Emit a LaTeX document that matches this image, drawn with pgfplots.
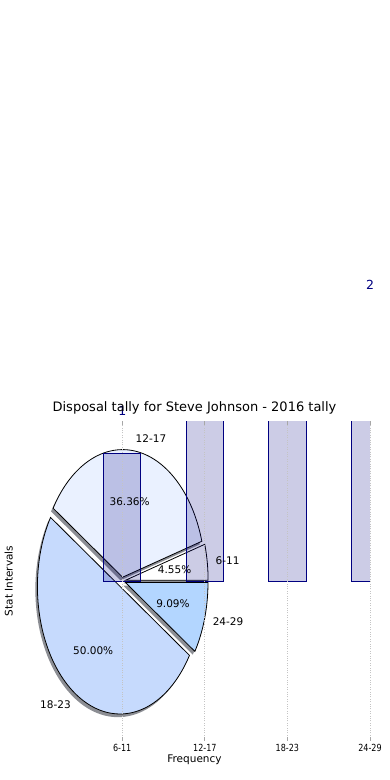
\documentclass[border=0pt]{standalone}
\usepackage{pgfplots}
\pgfplotsset{compat=1.18}
\usepackage{fontspec}
\setmainfont{DejaVu Sans}
\newfontfamily\condfont{DejaVu Sans}[FakeStretch=0.82]
\definecolor{navyc}{RGB}{0,0,128}
\definecolor{wA}{RGB}{255,255,255}
\definecolor{wB}{RGB}{234,241,255}
\definecolor{wC}{RGB}{198,218,253}
\definecolor{wD}{RGB}{179,214,255}
\definecolor{shad}{RGB}{140,142,148}
\definecolor{gridc}{RGB}{196,196,196}
\begin{document}
\begin{tikzpicture}
\path[use as bounding box] (0,0) rectangle (390bp,780bp);
\begin{axis}[
  scale only axis, width=351bp, height=319bp,
  at={(19bp,39.5bp)}, anchor=south west,
  xmin=-1.25, xmax=3, ymin=-1.25, ymax=1.25,
  xtick={0,1,2,3}, xticklabels={6-11,12-17,18-23,24-29},
  ytick=\empty,
  xmajorgrids,
  major grid style={gridc, line width=0.9bp, dash pattern=on 0.9bp off 1.5bp},
  tick align=inside, major tick length=4bp,
  tick style={gridc!85!black, line width=0.8bp},
  axis line style={draw=none},
  axis on top,
  clip mode=individual,
  xticklabel style={font=\condfont\fontsize{9.8bp}{10bp}\selectfont, anchor=base, yshift=-10.5bp, inner sep=0pt},
  title={Disposal tally for Steve Johnson - 2016 tally},
  title style={at={(axis description cs:0.5,1.0135)}, anchor=base, font=\fontsize{13bp}{15bp}\selectfont, inner sep=0pt},
  xlabel={Frequency},
  xlabel style={at={(axis description cs:0.5,-0.0693)}, anchor=base, font=\fontsize{10.5bp}{12bp}\selectfont, inner sep=0pt},
  ylabel={Stat Intervals},
  ylabel style={at={(axis description cs:-0.0182,0.5)}, anchor=base, font=\fontsize{10.5bp}{12bp}\selectfont, inner sep=0pt},
]
% shadows (wedge shapes offset by -0.025,-0.025)
\addplot[draw=none, fill=shad, domain=0:16.3636, samples=30, variable=\t]
  ({0.0146+cos(\t)},{-0.0193+sin(\t)}) -- (axis cs:0.0146,-0.0193) -- cycle;
\addplot[draw=none, fill=shad, domain=16.3636:147.2727, samples=80, variable=\t]
  ({-0.0207+cos(\t)},{0.0047+sin(\t)}) -- (axis cs:-0.0207,0.0047) -- cycle;
\addplot[draw=none, fill=shad, domain=147.2727:327.2727, samples=100, variable=\t]
  ({-0.0520+cos(\t)},{-0.0671+sin(\t)}) -- (axis cs:-0.0520,-0.0671) -- cycle;
\addplot[draw=none, fill=shad, domain=327.2727:360, samples=30, variable=\t]
  ({0.0134+cos(\t)},{-0.0363+sin(\t)}) -- (axis cs:0.0134,-0.0363) -- cycle;
% wedges: 6-11 (1), 12-17 (8), 18-23 (11), 24-29 (2) of 22
\addplot[draw=black, line width=0.8bp, fill=wA, domain=0:16.3636, samples=30, variable=\t]
  ({0.0396+cos(\t)},{0.0057+sin(\t)}) -- (axis cs:0.0396,0.0057) -- cycle;
\addplot[draw=black, line width=0.8bp, fill=wB, domain=16.3636:147.2727, samples=80, variable=\t]
  ({0.0043+cos(\t)},{0.0297+sin(\t)}) -- (axis cs:0.0043,0.0297) -- cycle;
\addplot[draw=black, line width=0.8bp, fill=wC, domain=147.2727:327.2727, samples=100, variable=\t]
  ({-0.0270+cos(\t)},{-0.0421+sin(\t)}) -- (axis cs:-0.0270,-0.0421) -- cycle;
\addplot[draw=black, line width=0.8bp, fill=wD, domain=327.2727:360, samples=30, variable=\t]
  ({0.0384+cos(\t)},{-0.0113+sin(\t)}) -- (axis cs:0.0384,-0.0113) -- cycle;
% bars
\addplot[ybar, bar shift=0pt, bar width=0.45, draw=navyc, line width=0.9bp, fill=navyc, fill opacity=0.2]
  coordinates {(0,1) (1,8) (2,11) (3,2)};
% pie labels
\begin{scope}[every node/.style={font=\fontsize{10.5bp}{12bp}\selectfont, inner sep=0pt}]
\node[anchor=west] at (axis cs:1.1284,0.1622) {6-11};
\node[anchor=west] at (axis cs:0.1608,1.1185) {12-17};
\node[anchor=east] at (axis cs:-0.6217,-0.9674) {18-23};
\node[anchor=west] at (axis cs:1.0938,-0.3212) {24-29};
\node at (axis cs:0.6335,0.0911) {4.55\%};
\node at (axis cs:0.0897,0.6236) {36.36\%};
\node at (axis cs:-0.3514,-0.5468) {50.00\%};
\node at (axis cs:0.6141,-0.1803) {9.09\%};
\end{scope}
% bar value labels
\node[navyc, font=\fontsize{12.5bp}{14bp}\selectfont, inner sep=0pt] at (axis cs:0,1.336) {1};
\node[navyc, font=\fontsize{12.5bp}{14bp}\selectfont, inner sep=0pt] at (axis cs:3,2.32) {2};
\end{axis}
\end{tikzpicture}
\end{document}
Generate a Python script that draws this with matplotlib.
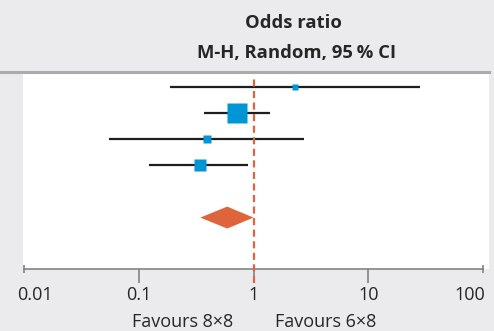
import numpy as np
import matplotlib
matplotlib.use("Agg")
import matplotlib.pyplot as plt
from matplotlib.patches import Polygon
from matplotlib.transforms import blended_transform_factory

# study estimates (odds ratio, 95% CI) and weights (%)
odds = [2.29, 0.72, 0.39, 0.34]
ci_low = [0.186, 0.373, 0.055, 0.124]
ci_high = [28.2, 1.39, 2.74, 0.90]
weights = [5.7, 63.6, 7.8, 22.9]

# pooled estimate
pooled = 0.59
pooled_low = 0.344
pooled_high = 1.0

tick_vals = [0.1, 1, 10]
end_vals = [0.01, 100]
tick_labels = ["0.1", "1", "10"]
end_labels = ["0.01", "100"]

bg = "#ebebed"
blue = "#0096d6"
orange = "#de653b"
txt = "#262626"
axgray = "#838383"
fs = 13

plt.rcParams['font.family'] = ['Open Sans', 'DejaVu Sans']

W, H = 494, 331
fig = plt.figure(figsize=(W / 100, H / 100), dpi=100)
fig.patch.set_facecolor(bg)

ax = fig.add_axes([23 / W, (H - 269) / H, (489 - 23) / W, (269 - 74) / H])
ax.set_facecolor("white")
ax.set_xscale("log")
ax.set_xlim(10 ** -2.0087, 10 ** 2.052)
ax.set_ylim(6.97, -0.5)

rows = np.arange(len(odds))
for i in rows:
    ax.plot([ci_low[i], ci_high[i]], [i, i], color="#1e1e1e", lw=1.6,
            solid_capstyle="butt", zorder=2)
    ms = 14.4 * np.sqrt(weights[i] / max(weights))
    ax.plot(odds[i], i, marker="s", ms=ms, color=blue, mec="none", zorder=3)

# pooled diamond
dy = 5
hh = 0.42
diamond = Polygon([[pooled_low, dy], [pooled, dy - hh], [pooled_high, dy], [pooled, dy + hh]],
                  closed=True, facecolor=orange, edgecolor="none", zorder=3)
ax.add_patch(diamond)

# line of no effect
ax.axvline(1, ymin=-0.072, ymax=0.974, color=orange, lw=1.6, ls=(0, (3.2, 2.0)),
           clip_on=False, zorder=4)

for s in ["top", "right", "left"]:
    ax.spines[s].set_visible(False)
ax.spines["bottom"].set_color(axgray)
ax.spines["bottom"].set_linewidth(1.2)
ax.spines["bottom"].set_bounds(0.01, 100)
ax.set_yticks([])

ax.xaxis.set_major_locator(matplotlib.ticker.FixedLocator(tick_vals))
ax.xaxis.set_major_formatter(matplotlib.ticker.FixedFormatter(tick_labels))
ax.xaxis.set_minor_locator(matplotlib.ticker.FixedLocator(end_vals))
ax.xaxis.set_minor_formatter(matplotlib.ticker.NullFormatter())
ax.tick_params(axis="x", which="major", direction="out", length=10, width=1.2,
               color=axgray, pad=2, labelsize=fs, labelcolor=txt)
ax.tick_params(axis="x", which="minor", direction="inout", length=5.5, width=1.2,
               color=axgray)

tr = blended_transform_factory(ax.transData, ax.transAxes)
# end labels, pulled inward so they stay inside the figure
for v, lab, dx in zip(end_vals, end_labels, [8, -9.5]):
    ax.annotate(lab, xy=(v, 0), xycoords=tr, xytext=(dx, -12), textcoords="offset points",
                ha="center", va="top", fontsize=fs, color=txt)

# favours labels
ax.annotate("Favours 8×8", xy=(1, 0), xycoords=tr, xytext=(-14.5, -38.5),
            textcoords="offset points", ha="right", va="center", fontsize=fs, color=txt)
ax.annotate("Favours 6×8", xy=(1, 0), xycoords=tr, xytext=(15.5, -38.5),
            textcoords="offset points", ha="left", va="center", fontsize=fs, color=txt)

# header
fig.text(293.5 / W, 1 - 23 / H, "Odds ratio", ha="center", va="center",
         fontsize=13.3, fontweight="bold", color=txt)
fig.text(296.5 / W, 1 - 53 / H, "M-H, Random, 95\u2009% CI", ha="center", va="center",
         fontsize=13.3, fontweight="bold", color=txt)
fig.add_artist(plt.Line2D([0, 489 / W], [1 - 72 / H, 1 - 72 / H], color="#ababab", lw=2.2))

fig.savefig("out.png", dpi=100, facecolor=bg)
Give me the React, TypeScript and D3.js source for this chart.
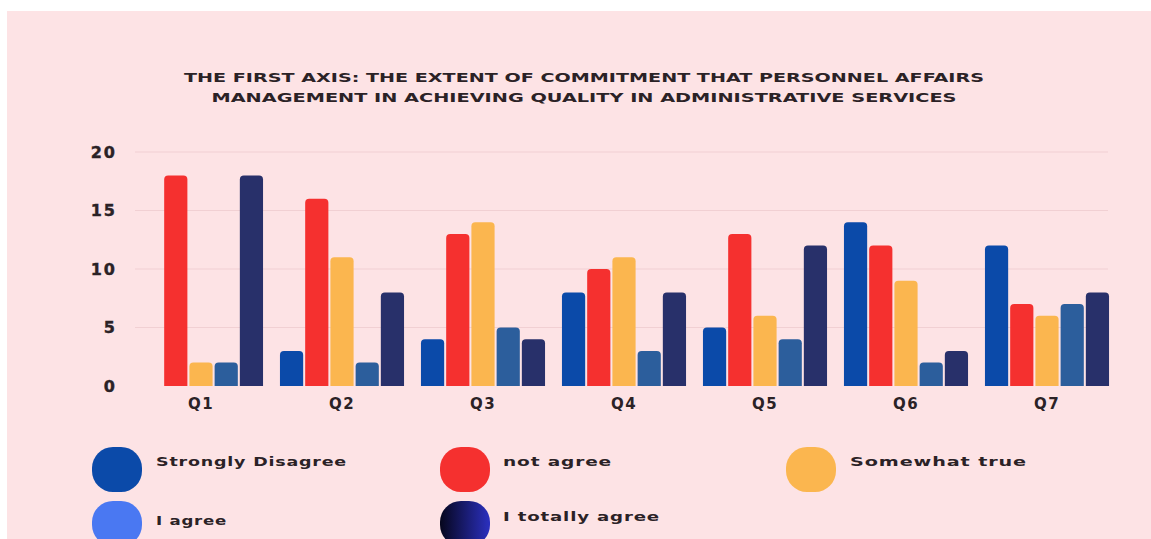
import React from "react";
import * as d3 from "d3";

const categories = ["Q1", "Q2", "Q3", "Q4", "Q5", "Q6", "Q7"];
const seriesNames = ["Strongly Disagree", "not agree", "Somewhat true", "I agree", "I totally agree"];
const stronglyDisagree = [0, 3, 4, 8, 5, 14, 12];
const notAgree = [18, 16, 13, 10, 13, 12, 7];
const somewhatTrue = [2, 11, 14, 11, 6, 9, 6];
const iAgree = [2, 2, 5, 3, 4, 2, 7];
const iTotallyAgree = [18, 8, 4, 8, 12, 3, 8];
const yTicks = [0, 5, 10, 15, 20];
const titleLines = [
  "THE FIRST AXIS: THE EXTENT OF COMMITMENT THAT PERSONNEL AFFAIRS",
  "MANAGEMENT IN ACHIEVING QUALITY IN ADMINISTRATIVE SERVICES",
];

const seriesValues = [stronglyDisagree, notAgree, somewhatTrue, iAgree, iTotallyAgree];
const barColors = ["#0b4aa9", "#f5302f", "#fbb64f", "#2c5e9c", "#28306a"];
const legendColors = ["#0b4aa9", "#f5302f", "#fbb64f", "#4a78f2", "url(#navyGrad)"];

const W = 1151;
const H = 539;
const FONT = "'DejaVu Sans', Verdana, sans-serif";
const TEXT = "#2b2226";

function topRounded(x: number, y: number, w: number, h: number, r: number) {
  if (h <= 0) return "";
  const rr = Math.min(r, h, w / 2);
  return `M${x},${y + h}V${y + rr}Q${x},${y} ${x + rr},${y}H${x + w - rr}Q${x + w},${y} ${x + w},${y + rr}V${y + h}Z`;
}

export default function App() {
  const y = d3.scaleLinear().domain([0, 20]).range([386, 152]);
  const x0 = d3
    .scaleBand<string>()
    .domain(categories)
    .range([130.5, 1117.5])
    .paddingInner(0.12)
    .paddingOuter(0.06);
  const x1 = d3
    .scaleBand<string>()
    .domain(seriesNames)
    .range([0, x0.bandwidth()])
    .paddingInner(0.08);

  const legendItems = [
    { x: 92, y: 447, tx: 156, ty: 466, len: 191 },
    { x: 440, y: 447, tx: 503, ty: 466, len: 109 },
    { x: 786, y: 447, tx: 850, ty: 466, len: 177 },
    { x: 92, y: 501, tx: 156, ty: 525, len: 71 },
    { x: 440, y: 501, tx: 503, ty: 521, len: 157 },
  ];

  return (
    <svg
      width={W}
      height={H}
      style={{ position: "absolute", left: 0, top: 0, display: "block", background: "#ffffff" }}
    >
      <defs>
        <linearGradient id="navyGrad" x1="0" x2="1" y1="0" y2="0">
          <stop offset="0%" stopColor="#06061c" />
          <stop offset="100%" stopColor="#2b30c0" />
        </linearGradient>
      </defs>
      <rect x={7} y={11} width={W - 7} height={H - 11} fill="#fde3e5" />

      {titleLines.map((t, i) => (
        <text
          key={i}
          x={584}
          y={82 + i * 20}
          textAnchor="middle"
          fontFamily={FONT}
          fontWeight="bold"
          fontSize={12.5}
          fill={TEXT}
          textLength={i === 0 ? 800 : 745}
          lengthAdjust="spacingAndGlyphs"
        >
          {t}
        </text>
      ))}

      {yTicks.map((t) => (
        <g key={t}>
          {t > 0 && (
            <line x1={135} x2={1108} y1={y(t)} y2={y(t)} stroke="#f1d0d3" strokeWidth={1.2} />
          )}
          <text
            x={117}
            y={y(t)}
            dy="0.36em"
            textAnchor="end"
            fontFamily={FONT}
            fontWeight="bold"
            fontSize={16}
            letterSpacing={2}
            fill={TEXT}
            stroke={TEXT}
            strokeWidth={0.4}
          >
            {t}
          </text>
        </g>
      ))}

      {categories.map((c, ci) => (
        <g key={c} transform={`translate(${x0(c)},0)`}>
          {seriesNames.map((s, si) => {
            const v = seriesValues[si][ci];
            const bx = x1(s) as number;
            const top = y(v);
            return (
              <path
                key={s}
                d={topRounded(bx, top, x1.bandwidth(), y(0) - top, 4)}
                fill={barColors[si]}
              />
            );
          })}
          <text
            x={x0.bandwidth() / 2}
            y={409}
            textAnchor="middle"
            fontFamily={FONT}
            fontWeight="bold"
            fontSize={15}
            letterSpacing={1.5}
            fill={TEXT}
          >
            {c}
          </text>
        </g>
      ))}

      {seriesNames.map((s, i) => {
        const it = legendItems[i];
        return (
          <g key={s}>
            <rect x={it.x} y={it.y} width={50} height={45} rx={21} ry={21} fill={legendColors[i]} />
            <text
              x={it.tx}
              y={it.ty}
              fontFamily={FONT}
              fontWeight="bold"
              fontSize={13}
              letterSpacing={0.6}
              fill={TEXT}
              textLength={it.len}
              lengthAdjust="spacingAndGlyphs"
            >
              {s}
            </text>
          </g>
        );
      })}
    </svg>
  );
}
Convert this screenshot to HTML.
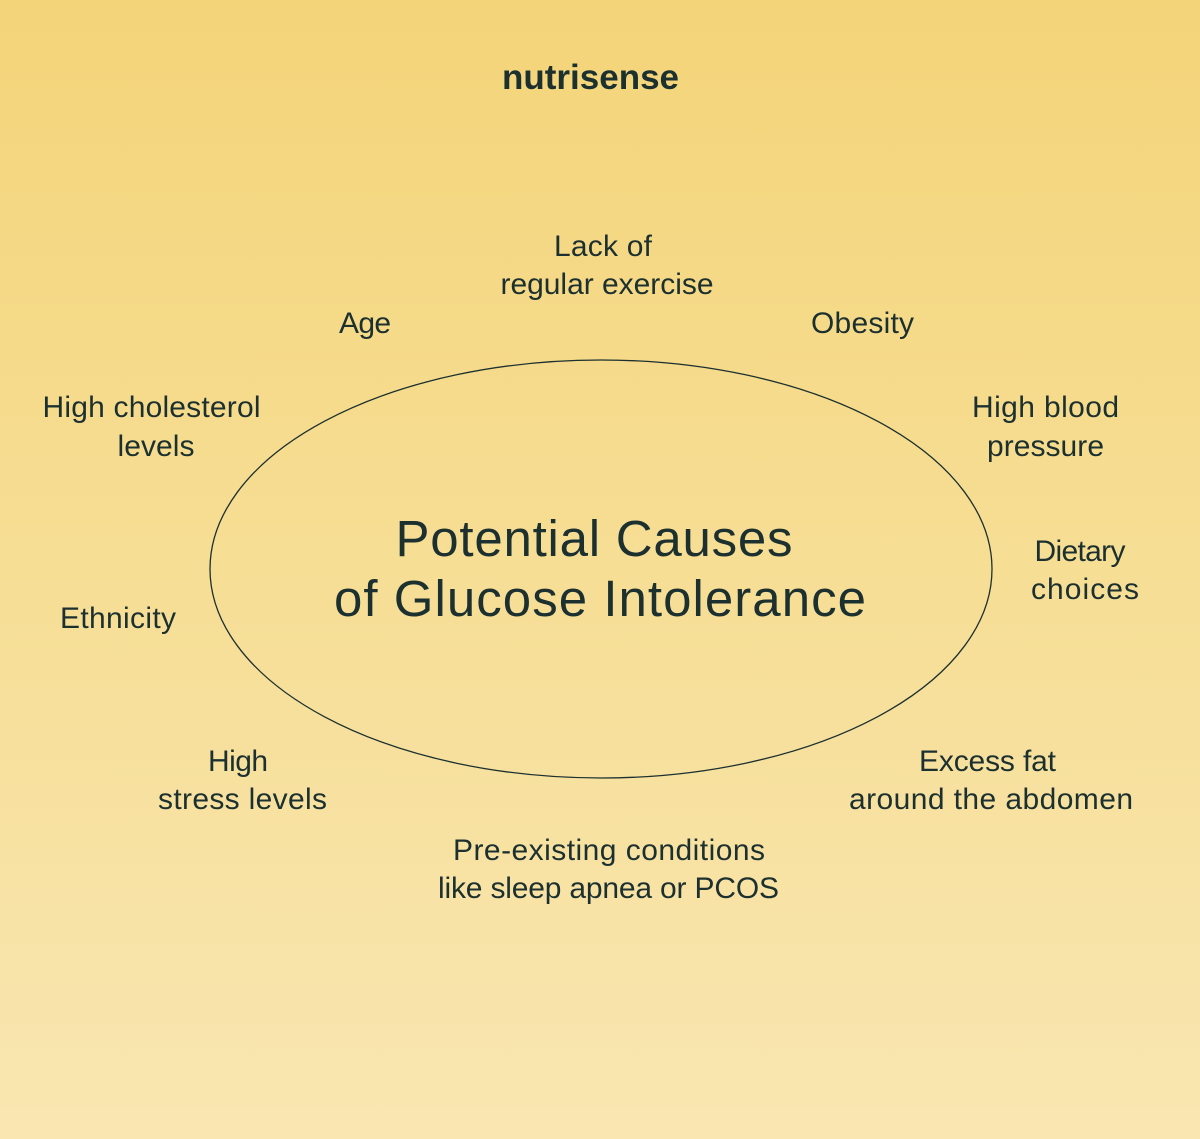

**Exercise directions**
In the listing above, find the line with "Give me the" and the line with "import * as". Copy exactly those two and every line between, without the pictures.

**Task output**
Give me the React, TypeScript and D3.js source for this chart.
import React from "react";
import * as d3 from "d3";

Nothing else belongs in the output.